Count lines, not occurrences: give the number of lines holding the word "chart", and nothing besides.
-- START LISTING --
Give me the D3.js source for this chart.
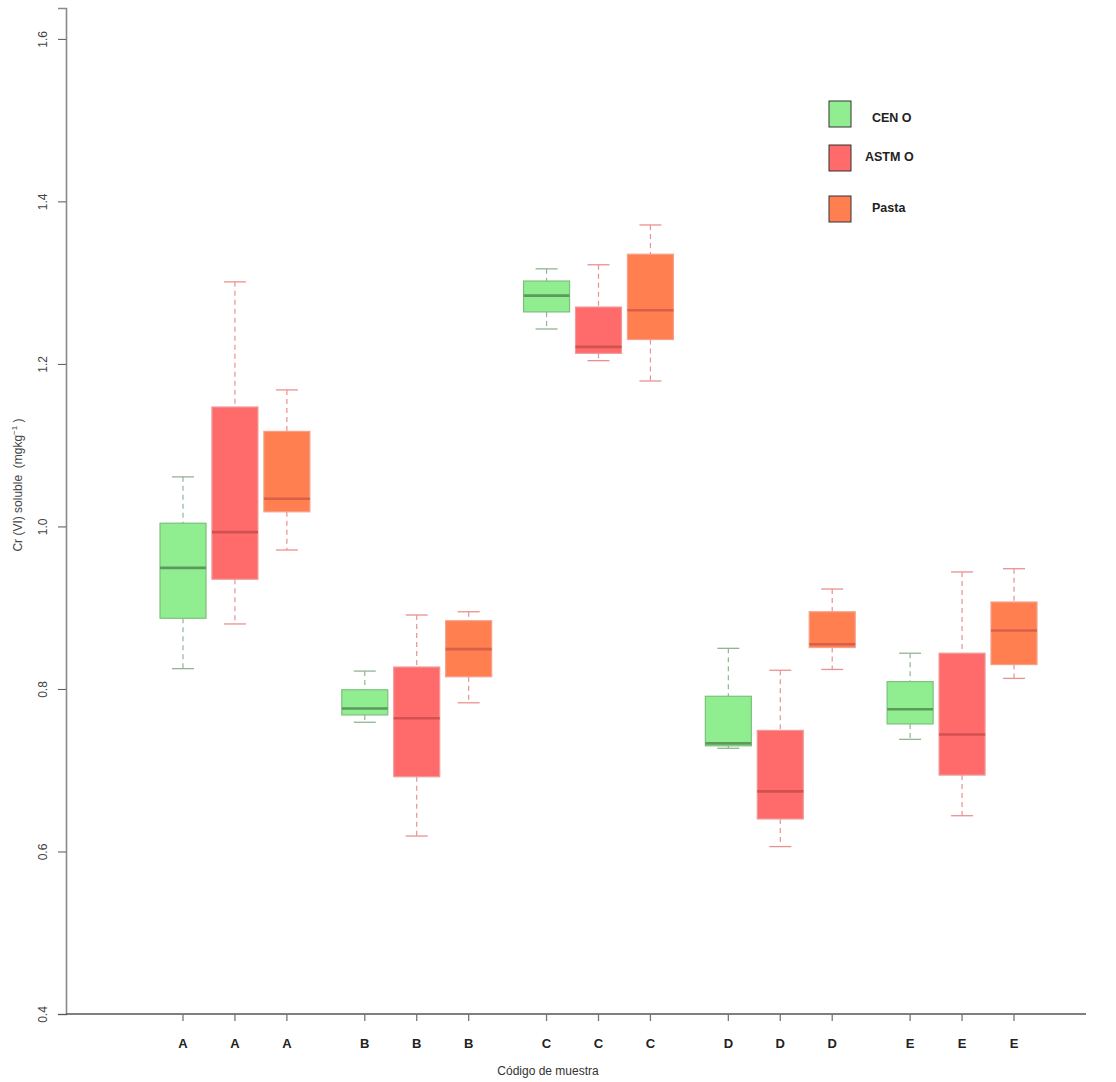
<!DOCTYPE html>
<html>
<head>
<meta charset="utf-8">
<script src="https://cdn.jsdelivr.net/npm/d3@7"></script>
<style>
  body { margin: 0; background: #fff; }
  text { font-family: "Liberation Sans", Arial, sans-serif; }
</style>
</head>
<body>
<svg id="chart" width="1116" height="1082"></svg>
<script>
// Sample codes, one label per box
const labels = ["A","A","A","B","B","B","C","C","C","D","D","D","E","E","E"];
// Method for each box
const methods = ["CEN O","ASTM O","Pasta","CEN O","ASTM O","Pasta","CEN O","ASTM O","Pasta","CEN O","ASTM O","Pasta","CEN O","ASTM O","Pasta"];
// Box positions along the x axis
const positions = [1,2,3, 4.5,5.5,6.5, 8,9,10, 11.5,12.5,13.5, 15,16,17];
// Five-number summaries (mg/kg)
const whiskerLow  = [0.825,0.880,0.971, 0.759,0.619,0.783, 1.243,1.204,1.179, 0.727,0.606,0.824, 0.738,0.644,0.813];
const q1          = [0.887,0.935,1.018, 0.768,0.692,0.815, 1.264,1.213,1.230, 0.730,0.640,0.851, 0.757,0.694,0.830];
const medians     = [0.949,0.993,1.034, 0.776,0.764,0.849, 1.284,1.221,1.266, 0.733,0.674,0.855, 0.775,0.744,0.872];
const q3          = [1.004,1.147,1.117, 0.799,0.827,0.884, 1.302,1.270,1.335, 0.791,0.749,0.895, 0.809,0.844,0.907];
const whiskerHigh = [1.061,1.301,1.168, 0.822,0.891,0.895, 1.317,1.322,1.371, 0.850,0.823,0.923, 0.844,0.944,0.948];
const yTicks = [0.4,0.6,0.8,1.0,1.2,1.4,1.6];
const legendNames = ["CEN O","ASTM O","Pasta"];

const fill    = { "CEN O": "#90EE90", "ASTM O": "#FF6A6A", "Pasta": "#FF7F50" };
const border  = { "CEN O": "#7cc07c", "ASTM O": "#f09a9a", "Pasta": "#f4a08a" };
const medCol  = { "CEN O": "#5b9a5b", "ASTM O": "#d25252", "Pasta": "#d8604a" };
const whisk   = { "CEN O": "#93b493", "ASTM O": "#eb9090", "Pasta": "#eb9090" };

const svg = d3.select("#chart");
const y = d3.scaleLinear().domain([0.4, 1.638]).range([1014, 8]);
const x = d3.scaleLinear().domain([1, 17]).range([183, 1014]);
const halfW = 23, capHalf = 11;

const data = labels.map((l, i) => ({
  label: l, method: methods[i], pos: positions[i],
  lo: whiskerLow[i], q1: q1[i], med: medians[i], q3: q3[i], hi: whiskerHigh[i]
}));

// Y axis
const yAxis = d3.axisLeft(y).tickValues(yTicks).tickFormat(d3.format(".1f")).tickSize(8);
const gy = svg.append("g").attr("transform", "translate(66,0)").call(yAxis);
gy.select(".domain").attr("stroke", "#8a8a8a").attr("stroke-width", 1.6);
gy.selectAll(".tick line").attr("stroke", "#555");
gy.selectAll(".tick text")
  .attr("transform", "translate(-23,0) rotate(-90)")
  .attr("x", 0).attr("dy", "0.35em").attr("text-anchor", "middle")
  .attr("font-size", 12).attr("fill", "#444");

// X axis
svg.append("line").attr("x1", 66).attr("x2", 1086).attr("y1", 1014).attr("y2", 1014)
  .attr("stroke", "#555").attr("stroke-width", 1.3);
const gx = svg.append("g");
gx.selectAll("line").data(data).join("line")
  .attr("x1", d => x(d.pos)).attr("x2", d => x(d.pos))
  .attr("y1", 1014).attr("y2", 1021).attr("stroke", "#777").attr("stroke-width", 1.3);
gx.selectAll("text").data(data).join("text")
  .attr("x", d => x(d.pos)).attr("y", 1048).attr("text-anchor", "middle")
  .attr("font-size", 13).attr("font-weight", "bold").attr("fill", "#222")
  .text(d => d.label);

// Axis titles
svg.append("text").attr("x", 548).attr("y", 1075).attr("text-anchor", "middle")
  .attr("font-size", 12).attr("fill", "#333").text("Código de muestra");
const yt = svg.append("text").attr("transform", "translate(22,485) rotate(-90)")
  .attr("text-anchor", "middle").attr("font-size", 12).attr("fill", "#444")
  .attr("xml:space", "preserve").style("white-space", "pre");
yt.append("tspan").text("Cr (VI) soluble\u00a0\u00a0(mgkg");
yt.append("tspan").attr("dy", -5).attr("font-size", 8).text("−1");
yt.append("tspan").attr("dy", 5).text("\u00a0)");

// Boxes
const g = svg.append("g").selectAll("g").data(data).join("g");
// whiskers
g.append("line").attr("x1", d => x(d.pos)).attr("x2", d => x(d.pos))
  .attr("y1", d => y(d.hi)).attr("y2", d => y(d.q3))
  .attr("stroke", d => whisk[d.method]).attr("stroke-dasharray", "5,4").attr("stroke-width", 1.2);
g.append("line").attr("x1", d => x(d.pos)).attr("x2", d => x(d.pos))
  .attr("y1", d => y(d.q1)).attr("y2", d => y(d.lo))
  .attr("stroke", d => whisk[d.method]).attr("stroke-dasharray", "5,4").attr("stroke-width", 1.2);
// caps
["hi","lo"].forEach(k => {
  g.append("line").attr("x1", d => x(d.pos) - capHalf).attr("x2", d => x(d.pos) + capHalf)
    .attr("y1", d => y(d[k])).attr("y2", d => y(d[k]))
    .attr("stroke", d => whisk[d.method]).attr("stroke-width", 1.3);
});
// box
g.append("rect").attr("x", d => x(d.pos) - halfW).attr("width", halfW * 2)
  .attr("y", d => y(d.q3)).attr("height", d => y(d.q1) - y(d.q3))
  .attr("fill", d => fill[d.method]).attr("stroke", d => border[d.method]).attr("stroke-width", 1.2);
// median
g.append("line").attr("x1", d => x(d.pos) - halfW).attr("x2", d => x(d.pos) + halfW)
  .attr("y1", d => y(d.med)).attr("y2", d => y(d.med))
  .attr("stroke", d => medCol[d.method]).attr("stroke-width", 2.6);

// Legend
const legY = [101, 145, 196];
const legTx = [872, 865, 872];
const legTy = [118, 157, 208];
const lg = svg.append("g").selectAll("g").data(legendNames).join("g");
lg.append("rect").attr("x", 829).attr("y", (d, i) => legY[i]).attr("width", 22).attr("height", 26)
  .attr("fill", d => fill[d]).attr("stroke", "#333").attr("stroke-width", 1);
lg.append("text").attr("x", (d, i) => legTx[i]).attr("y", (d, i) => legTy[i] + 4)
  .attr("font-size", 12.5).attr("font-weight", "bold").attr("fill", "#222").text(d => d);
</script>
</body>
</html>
-- END LISTING --
-- START LISTING --
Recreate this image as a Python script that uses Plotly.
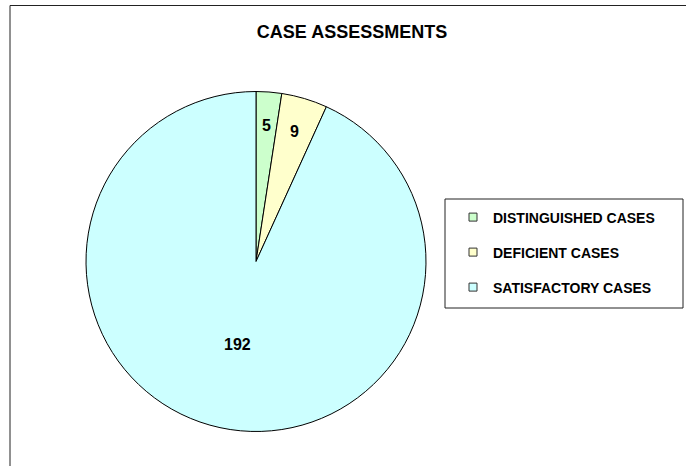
-- END LISTING --
-- START LISTING --
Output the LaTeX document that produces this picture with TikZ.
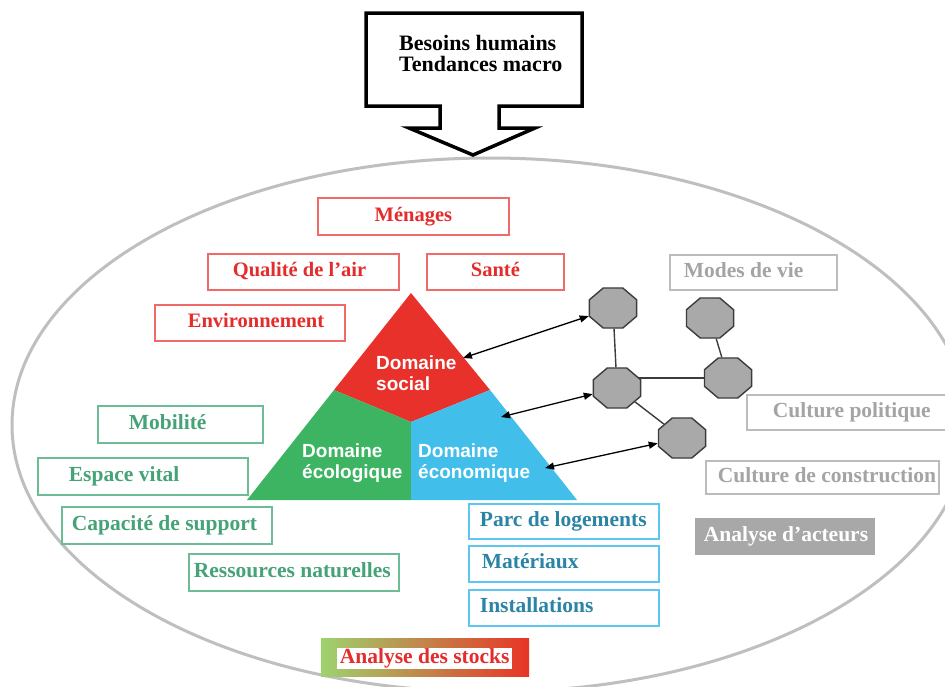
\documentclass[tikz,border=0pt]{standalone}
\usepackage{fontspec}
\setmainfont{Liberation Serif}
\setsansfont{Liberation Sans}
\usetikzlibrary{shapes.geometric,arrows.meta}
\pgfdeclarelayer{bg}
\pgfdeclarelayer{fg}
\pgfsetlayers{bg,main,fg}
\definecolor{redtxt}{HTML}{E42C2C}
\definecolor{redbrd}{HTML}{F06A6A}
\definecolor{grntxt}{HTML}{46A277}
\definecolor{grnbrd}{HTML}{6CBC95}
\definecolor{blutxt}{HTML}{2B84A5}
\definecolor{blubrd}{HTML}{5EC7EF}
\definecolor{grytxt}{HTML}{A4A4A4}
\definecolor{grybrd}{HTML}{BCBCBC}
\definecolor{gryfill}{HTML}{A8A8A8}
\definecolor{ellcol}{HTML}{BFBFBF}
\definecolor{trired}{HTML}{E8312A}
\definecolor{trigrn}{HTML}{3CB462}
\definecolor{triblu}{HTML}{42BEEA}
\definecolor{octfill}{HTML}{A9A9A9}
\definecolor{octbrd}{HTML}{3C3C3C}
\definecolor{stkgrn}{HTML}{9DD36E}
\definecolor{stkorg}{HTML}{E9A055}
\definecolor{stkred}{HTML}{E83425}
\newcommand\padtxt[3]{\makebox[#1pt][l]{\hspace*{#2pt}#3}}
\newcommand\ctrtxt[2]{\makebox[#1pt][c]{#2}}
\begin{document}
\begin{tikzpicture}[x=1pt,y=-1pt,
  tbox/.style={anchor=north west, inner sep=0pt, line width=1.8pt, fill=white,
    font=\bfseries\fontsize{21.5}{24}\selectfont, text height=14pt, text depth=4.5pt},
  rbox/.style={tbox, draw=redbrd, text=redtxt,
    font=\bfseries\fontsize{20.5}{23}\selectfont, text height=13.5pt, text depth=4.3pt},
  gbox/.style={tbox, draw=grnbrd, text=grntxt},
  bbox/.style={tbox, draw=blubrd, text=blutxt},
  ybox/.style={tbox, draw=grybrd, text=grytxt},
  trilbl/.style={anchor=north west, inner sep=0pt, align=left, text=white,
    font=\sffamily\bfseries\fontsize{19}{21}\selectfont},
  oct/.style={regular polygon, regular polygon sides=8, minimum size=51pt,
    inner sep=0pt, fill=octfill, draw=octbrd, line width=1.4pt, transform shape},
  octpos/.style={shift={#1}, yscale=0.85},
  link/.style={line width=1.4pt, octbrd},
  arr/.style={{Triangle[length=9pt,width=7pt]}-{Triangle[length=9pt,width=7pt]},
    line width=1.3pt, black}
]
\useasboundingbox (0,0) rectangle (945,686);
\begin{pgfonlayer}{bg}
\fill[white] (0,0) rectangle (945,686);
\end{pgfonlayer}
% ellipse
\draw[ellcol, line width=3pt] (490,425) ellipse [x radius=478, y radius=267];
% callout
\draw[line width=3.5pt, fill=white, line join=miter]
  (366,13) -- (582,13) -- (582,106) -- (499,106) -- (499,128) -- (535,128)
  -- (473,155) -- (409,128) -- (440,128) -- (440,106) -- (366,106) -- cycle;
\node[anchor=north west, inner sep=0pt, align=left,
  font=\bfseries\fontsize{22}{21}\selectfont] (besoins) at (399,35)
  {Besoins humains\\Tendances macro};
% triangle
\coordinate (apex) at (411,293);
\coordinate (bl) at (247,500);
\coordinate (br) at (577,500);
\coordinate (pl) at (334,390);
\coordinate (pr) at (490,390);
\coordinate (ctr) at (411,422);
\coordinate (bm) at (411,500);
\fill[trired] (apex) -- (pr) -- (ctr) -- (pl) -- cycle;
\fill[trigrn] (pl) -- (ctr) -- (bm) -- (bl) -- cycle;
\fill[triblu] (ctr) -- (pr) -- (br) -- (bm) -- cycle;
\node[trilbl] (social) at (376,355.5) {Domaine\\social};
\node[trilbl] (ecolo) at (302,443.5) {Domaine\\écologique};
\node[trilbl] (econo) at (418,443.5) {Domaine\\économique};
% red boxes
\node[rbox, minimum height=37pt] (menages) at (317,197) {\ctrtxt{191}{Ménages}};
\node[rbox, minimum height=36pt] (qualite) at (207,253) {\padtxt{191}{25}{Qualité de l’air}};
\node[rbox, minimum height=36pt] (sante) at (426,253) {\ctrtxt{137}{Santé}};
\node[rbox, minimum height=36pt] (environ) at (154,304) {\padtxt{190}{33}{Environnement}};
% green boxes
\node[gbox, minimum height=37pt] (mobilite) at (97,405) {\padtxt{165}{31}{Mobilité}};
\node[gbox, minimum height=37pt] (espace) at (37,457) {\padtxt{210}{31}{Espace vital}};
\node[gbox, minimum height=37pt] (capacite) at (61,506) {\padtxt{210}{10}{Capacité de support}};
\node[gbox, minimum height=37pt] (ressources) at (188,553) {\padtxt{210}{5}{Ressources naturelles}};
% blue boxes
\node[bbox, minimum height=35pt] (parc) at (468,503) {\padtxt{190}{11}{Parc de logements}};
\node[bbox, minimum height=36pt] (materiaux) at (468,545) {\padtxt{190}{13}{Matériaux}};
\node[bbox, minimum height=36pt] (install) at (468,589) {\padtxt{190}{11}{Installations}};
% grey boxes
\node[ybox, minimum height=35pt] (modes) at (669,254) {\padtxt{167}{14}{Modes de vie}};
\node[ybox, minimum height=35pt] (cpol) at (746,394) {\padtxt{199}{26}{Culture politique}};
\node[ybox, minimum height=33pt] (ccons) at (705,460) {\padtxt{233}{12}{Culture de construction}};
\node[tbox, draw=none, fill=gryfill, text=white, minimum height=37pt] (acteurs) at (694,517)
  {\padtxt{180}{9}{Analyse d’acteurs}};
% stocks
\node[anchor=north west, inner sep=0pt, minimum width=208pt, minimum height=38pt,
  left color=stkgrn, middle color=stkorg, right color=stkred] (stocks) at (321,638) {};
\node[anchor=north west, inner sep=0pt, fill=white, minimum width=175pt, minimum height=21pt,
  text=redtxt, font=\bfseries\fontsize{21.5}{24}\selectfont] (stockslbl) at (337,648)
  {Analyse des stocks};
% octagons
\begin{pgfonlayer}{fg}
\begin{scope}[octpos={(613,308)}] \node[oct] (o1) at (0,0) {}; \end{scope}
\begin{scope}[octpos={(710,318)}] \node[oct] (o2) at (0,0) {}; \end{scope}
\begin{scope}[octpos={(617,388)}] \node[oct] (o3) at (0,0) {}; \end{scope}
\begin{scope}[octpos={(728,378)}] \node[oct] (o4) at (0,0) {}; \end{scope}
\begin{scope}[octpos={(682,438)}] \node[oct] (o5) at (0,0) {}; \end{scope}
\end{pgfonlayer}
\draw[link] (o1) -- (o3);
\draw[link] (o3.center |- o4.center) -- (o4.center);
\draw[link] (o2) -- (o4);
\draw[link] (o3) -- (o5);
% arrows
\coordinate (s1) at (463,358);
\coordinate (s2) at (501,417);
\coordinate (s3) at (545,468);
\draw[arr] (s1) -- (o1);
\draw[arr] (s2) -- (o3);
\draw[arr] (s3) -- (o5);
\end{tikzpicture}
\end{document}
-- END LISTING --
■ CORRECT OUTPUT
3